Section 4. Duties of the Funds.

 
 

 

(a) Each Fund agrees to sell Shares so long as it has Shares available for sale except for such times at which the sale of its Shares has been suspended by order of the Board or by order of the SEC and to deliver certificates (if any) for, or cause the Fund’s transfer and dividend disbursing agent (or such other agent as designated by the Fund) to issue confirmations evidencing, such Shares registered in such names and amounts as the Distributor has requested in writing, as promptly as practicable after receipt by the Fund of payment therefore at the net asset value thereof and written request of the Distributor therefore.

 

(b) Each Fund shall keep the Distributor fully informed with regard to its affairs and shall furnish to the Distributor copies of all information, financial statements and other papers which the Distributor may reasonably request for use in connection with the distribution of Shares of the Fund, and this shall include one certified copy, upon request by the Distributor, of all financial statements prepared by the Fund and audited by its independent accountants and such reasonable number of copies of its most current Prospectus, annual and interim reports and subscription agreement, if any, as the Distributor may request and shall cooperate fully in the efforts of the Distributor to sell and arrange for the sale of the Fund's Shares and in the performance of the Distributor under this Agreement.

 

(c) Each Fund shall take, from time to time, all such steps, including payment of the related filing fee, as may be necessary to register the Shares under the 1933 Act and to make available for sale such number of Shares as the Distributor may be expected to sell. Each Fund agrees to file from time to time such amendments, reports and other documents as may be necessary in order that there may be no untrue statement of a material fact in a Registration Statement or Prospectus, or necessary in order that there may be no omission to state a material fact in the Registration Statement or Prospectus which omission would make the statements therein misleading.

 

(d) Each Fund shall use its best efforts to qualify and maintain the qualification of an appropriate number of its Shares for sale under the securities laws of such states as the Distributor and the Fund may approve, and, if necessary or appropriate in connection therewith, to qualify and maintain the qualification of the Fund as a broker or dealer in such states; provided that the Fund shall not be required to amend its Declaration of Trust or By-laws to comply with the laws of any state, to maintain an office in any state, to change the terms of the offering of its Shares in any state from the terms set forth in its Registration Statement and Prospectus, to qualify as a foreign corporation in any state or to consent to service of process in any state other than with respect to claims arising out of the offering of its Shares.

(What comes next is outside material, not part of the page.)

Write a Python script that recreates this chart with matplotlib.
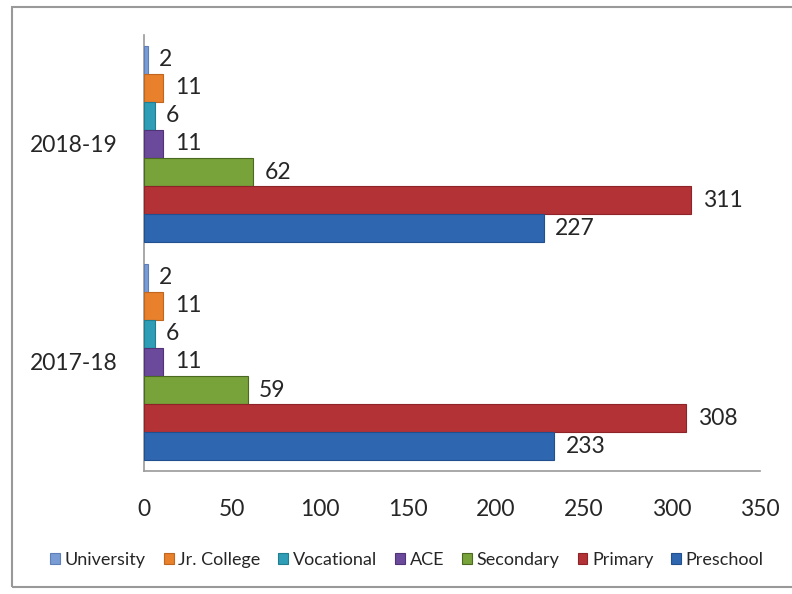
import matplotlib
matplotlib.use("Agg")
import matplotlib.pyplot as plt
from matplotlib.patches import Rectangle
import numpy as np

years = ["2017-18", "2018-19"]
series = ["University", "Jr. College", "Vocational", "ACE", "Secondary", "Primary", "Preschool"]
values = {
    "University": [2, 2],
    "Jr. College": [11, 11],
    "Vocational": [6, 6],
    "ACE": [11, 11],
    "Secondary": [59, 62],
    "Primary": [308, 311],
    "Preschool": [233, 227],
}
colors = {
    "University": "#7A9CD4",
    "Jr. College": "#E8802C",
    "Vocational": "#2E9DB5",
    "ACE": "#6B4A9C",
    "Secondary": "#78A23A",
    "Primary": "#B23236",
    "Preschool": "#2F66B0",
}
edges = {
    "University": "#5F7FB8",
    "Jr. College": "#C0661E",
    "Vocational": "#217D90",
    "ACE": "#513478",
    "Secondary": "#4A6A22",
    "Primary": "#8E2428",
    "Preschool": "#22508E",
}

plt.rcParams['font.family'] = ['Lato', 'DejaVu Sans']

fig = plt.figure(figsize=(7.92, 5.94), dpi=100)
W, H = 792, 594
ax = fig.add_axes([144 / W, 1 - 471 / H, (760 - 144) / W, (471 - 35) / H])

n = len(series)
group_w = 0.9
bh = group_w / n
y = np.arange(len(years))
for i, s in enumerate(series):
    # University on top, Preschool at bottom
    off = group_w / 2 - bh / 2 - i * bh
    ax.barh(y + off, values[s], height=bh, color=colors[s], edgecolor=edges[s],
            linewidth=0.8, label=s, zorder=3)
    for yy, v in zip(y + off, values[s]):
        ax.text(v + 6.5, yy, str(v), va="center", ha="left", fontsize=16.5, color="#262626")

ax.set_xlim(0, 350)
ax.set_ylim(-0.5, 1.5)
ax.set_xticks(np.arange(0, 351, 50))
ax.set_yticks(y)
ax.set_yticklabels(years)
ax.tick_params(axis="both", length=0, labelsize=16.5, colors="#262626")
ax.tick_params(axis="x", pad=20)
ax.tick_params(axis="y", pad=19)
for sp in ["top", "right"]:
    ax.spines[sp].set_visible(False)
for sp in ["left", "bottom"]:
    ax.spines[sp].set_color("#999999")
    ax.spines[sp].set_linewidth(1.2)

handles, labels = ax.get_legend_handles_labels()
fig.legend(handles, labels, loc="center", bbox_to_anchor=(407 / W, 1 - 560 / H),
           ncol=7, frameon=False, fontsize=13, handlelength=0.55, handleheight=0.55,
           handletextpad=0.25, columnspacing=1.0, labelcolor="#262626")

fig.patches.append(Rectangle((12 / W, 7 / H), 1.0, (587 - 7) / H, transform=fig.transFigure,
                             fill=False, edgecolor="#999999", linewidth=1.5))

fig.savefig("out.png", dpi=100)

The Distributor shall furnish such information and other material relating to its affairs and activities as may be required by a Fund in connection with such qualifications.

 

Section 5. Expenses.

 

(a) Each Fund shall bear all costs and expenses of the continuous offering of its Shares in connection with: (i) fees and disbursements of its counsel and independent accountants, (ii) the preparation, filing and printing of any Registration Statements and/or Prospectuses required by and under the federal securities laws, (iii) the preparation and mailing of annual and interim reports, Prospectuses and proxy materials to shareholders, and (iv) the qualifications of the Shares for sale and of the Fund pursuant to Section 4(c) and 4(d) hereof and the cost and expenses payable to each such state for continuing qualification therein. .

 
 

 

(b) The Distributor shall bear: (i) the costs and expenses of preparing, printing and distributing any materials not prepared by a Fund and other materials used by a Fund in connection with its offering of Shares for sale to the public, including the additional cost of printing copies of the Prospectus and of annual and interim reports to shareholders, other than copies thereof required for distribution to existing shareholders or for filing with any federal securities authorities, (ii) any expenses of advertising incurred by the Distributor in connection with such offering, and (iii) the expenses of registration or qualification of the Distributor as a dealer or broker under federal or state laws and the expenses of continuing such registration or qualification.

 

(c) As set forth in the Prospectus of the Feeder Fund, the Distributor may charge a sales load to each investor of the Feeder Fund on the purchase price of such investor’s Shares. The Distributor may, in its discretion, waive the sales load for certain investors as set forth in the Prospectus. The aggregate sales load payable to the Distributor will not exceed the maximum amount permitted by the Conduct Rules of the Financial Industry Regulatory Authority (“FINRA”).

 

Section 6. Fees.

 

Except to the extent set forth in Section 5, the Distributor will render all services hereunder without compensation or reimbursement.

 

Section 7. Indemnification.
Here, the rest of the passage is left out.